When it comes to vehicles we've owned, the new Challenger R/T has to be among the best in terms of all-around performance, comfort, and safety. And while the new Dodge Hemi-powered vehicles are no slouches at accelerating, braking, and handling, we have a hard time leaving anything stock, so we're taking advantage of some great aftermarket products to improve our car in each of these areas. This month, we'll be modifying our Dodge Challenger's suspension with new suspension components from Summit Racing Equipment to improve our car's looks and handling.

For a production car, Dodge really nailed the look of the new Challenger, while also building a well-rounded performance automobile. Like most production cars, however, the new Challenger is a compromise between performance and economy, handling and ride quality. Though the Challenger is built with an independent rear suspension, they handle very well for their size. But we felt the car would benefit in a couple of ways from a suspension upgrade.

First, we knew we could significantly improve the handling of our Challenger by adding stiffer springs and installing performance shocks and struts along with larger diameter sway bars. What we didn't want to do, however, was compromise ride quality when we are driving normally. Additionally, we wanted to lower our Challenger about an inch and a half, improving the car aesthetically, while also lowering the center of gravity to further improve handling. Checking Summit Racing's website, we researched what options were available for our Challenger and were pleasantly surprised to learn that even though the Challenger is a new model, Summit already offers an Eibach Pro-System-Plus kit for our car.

While improving handling and reducing body roll typically causes a stiffer ride, the Eibach suspension kit for the new Challenger barely compromises ride quality at all. They accomplish this by using dual-rate coil springs for a soft ride while cruising, with a stiffer rate once the car is put into a corner.
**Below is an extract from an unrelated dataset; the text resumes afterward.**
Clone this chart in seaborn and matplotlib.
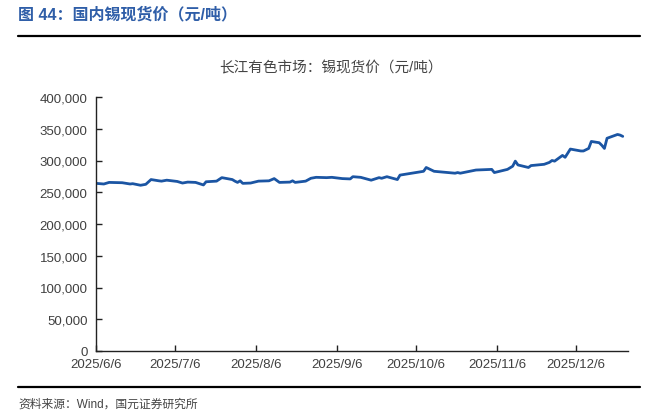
import pandas as pd
import matplotlib.pyplot as plt
import matplotlib.dates as mdates
from matplotlib.ticker import FuncFormatter
import seaborn as sns

# Chart data
dates = [
    '2025-06-06', '2025-06-09', '2025-06-11', '2025-06-16', '2025-06-19', '2025-06-20',
    '2025-06-23', '2025-06-25', '2025-06-27', '2025-06-30', '2025-07-01', '2025-07-03',
    '2025-07-07', '2025-07-09', '2025-07-11', '2025-07-14', '2025-07-17', '2025-07-18',
    '2025-07-22', '2025-07-24', '2025-07-28', '2025-07-29', '2025-07-30', '2025-07-31',
    '2025-08-01', '2025-08-04', '2025-08-07', '2025-08-11', '2025-08-13', '2025-08-15',
    '2025-08-19', '2025-08-20', '2025-08-21', '2025-08-25', '2025-08-27', '2025-08-29',
    '2025-09-02', '2025-09-04', '2025-09-08', '2025-09-11', '2025-09-12', '2025-09-15',
    '2025-09-19', '2025-09-22', '2025-09-23', '2025-09-25', '2025-09-29', '2025-09-30',
    '2025-10-09', '2025-10-10', '2025-10-13', '2025-10-21', '2025-10-22', '2025-10-23',
    '2025-10-29', '2025-11-04', '2025-11-05', '2025-11-10', '2025-11-12', '2025-11-13',
    '2025-11-14', '2025-11-18', '2025-11-19', '2025-11-24', '2025-11-26', '2025-11-27',
    '2025-11-28', '2025-12-01', '2025-12-02', '2025-12-04', '2025-12-08', '2025-12-09',
    '2025-12-11', '2025-12-12', '2025-12-15', '2025-12-16', '2025-12-17', '2025-12-18',
    '2025-12-22', '2025-12-23', '2025-12-24',
]
prices = [
    264000, 263000, 265500, 265000, 263000, 263500,
    261000, 262500, 270000, 268000, 267500, 269000,
    267000, 264500, 266000, 265500, 261500, 266500,
    267500, 273000, 270000, 267500, 265500, 268000,
    264000, 264500, 267500, 268000, 271500, 265500,
    266000, 268000, 265500, 267500, 272000, 273500,
    273000, 273500, 271500, 271000, 274500, 273500,
    269000, 273000, 272000, 274500, 270000, 277000,
    283000, 289000, 283000, 280000, 281000, 280000,
    285000, 286000, 281000, 286000, 291000, 299000,
    293000, 289000, 292000, 294000, 297000, 300000,
    299000, 308000, 305000, 318000, 315000, 315000,
    319000, 330000, 328000, 324000, 319000, 335000,
    341000, 340000, 338000,
]
xtick_dates = ['2025-06-06', '2025-07-06', '2025-08-06', '2025-09-06',
               '2025-10-06', '2025-11-06', '2025-12-06']

df = pd.DataFrame({'date': pd.to_datetime(dates), 'price': prices})

sns.set_theme(style='white')
plt.rcParams['font.family'] = ['Liberation Sans', 'Noto Sans CJK SC', 'DejaVu Sans']

fig = plt.figure(figsize=(6.65, 4.14), dpi=100)
ax = fig.add_axes([96 / 665, 1 - 352 / 414, (628 - 96) / 665, (352 - 98) / 414])

sns.lineplot(data=df, x='date', y='price', ax=ax, color='#1b55a3', linewidth=2.0)

ax.set_ylim(0, 400000)
ax.set_yticks(range(0, 400001, 50000))
ax.yaxis.set_major_formatter(FuncFormatter(lambda v, p: f'{int(v):,}'))
ax.set_xlim(pd.Timestamp('2025-06-06'), pd.Timestamp('2025-12-26'))
ax.set_xticks(pd.to_datetime(xtick_dates))
ax.xaxis.set_major_formatter(mdates.DateFormatter('%Y/%-m/%-d'))
ax.set_xlabel('')
ax.set_ylabel('')

for s in ['top', 'right']:
    ax.spines[s].set_visible(False)
for s in ['left', 'bottom']:
    ax.spines[s].set_color('#222222')
    ax.spines[s].set_linewidth(1.0)
ax.tick_params(axis='both', direction='in', length=4, width=1, color='#222222',
               labelsize=9.5, labelcolor='#404040', left=True, bottom=True)
ax.tick_params(axis='y', pad=6)
ax.tick_params(axis='x', pad=5)

# header, chart title, source note
fig.text(18 / 665, 1 - 15 / 414, '图 44：国内锡现货价（元/吨）', fontsize=11.5,
         fontweight='bold', color='#2f5ea8', va='center', ha='left')
fig.add_artist(plt.Line2D([18 / 665, 640 / 665], [1 - 37 / 414] * 2, color='black', linewidth=1.6))
fig.text(331 / 665, 1 - 68 / 414, '长江有色市场：锡现货价（元/吨）', fontsize=10.5,
         color='#444444', va='center', ha='center')
fig.add_artist(plt.Line2D([18 / 665, 640 / 665], [1 - 388 / 414] * 2, color='black', linewidth=1.6))
fig.text(18 / 665, 1 - 405 / 414, '资料来源：Wind，国元证券研究所', fontsize=8.5,
         color='#444444', va='center', ha='left')

fig.savefig('out.png', dpi=100)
These springs combined with Eibach's performance struts up front, and shocks out back, offer better handling, but we didn't notice any discernable change in ride comfort while cruising normally. Also included in the Eibach sport suspension kit are larger diameter sway bars which greatly reduce the big Challenger's tendency toward body roll.

Though technically this project involves bolt-on components, it does require dropping the entire rear suspension to change the rear sway bar so a certain level of mechanical skill is required. The only real specialty tool you'll need is a coil-spring compressor to change the springs. Since the B-3 project was occupying our lift, we enlisted Inline Performance to help us with the suspension upgrade at their new facility. In reality, this project could be accomplished on the driveway with a jack and jackstands, but we really appreciated having the lift to make the job easier. With the assistance of Garret at Inline Performance, we spent about half a day installing our new components and checking wheel alignment. If you're doing this without a lift, however, you should probably give yourself a full day or weekend to accomplish the work.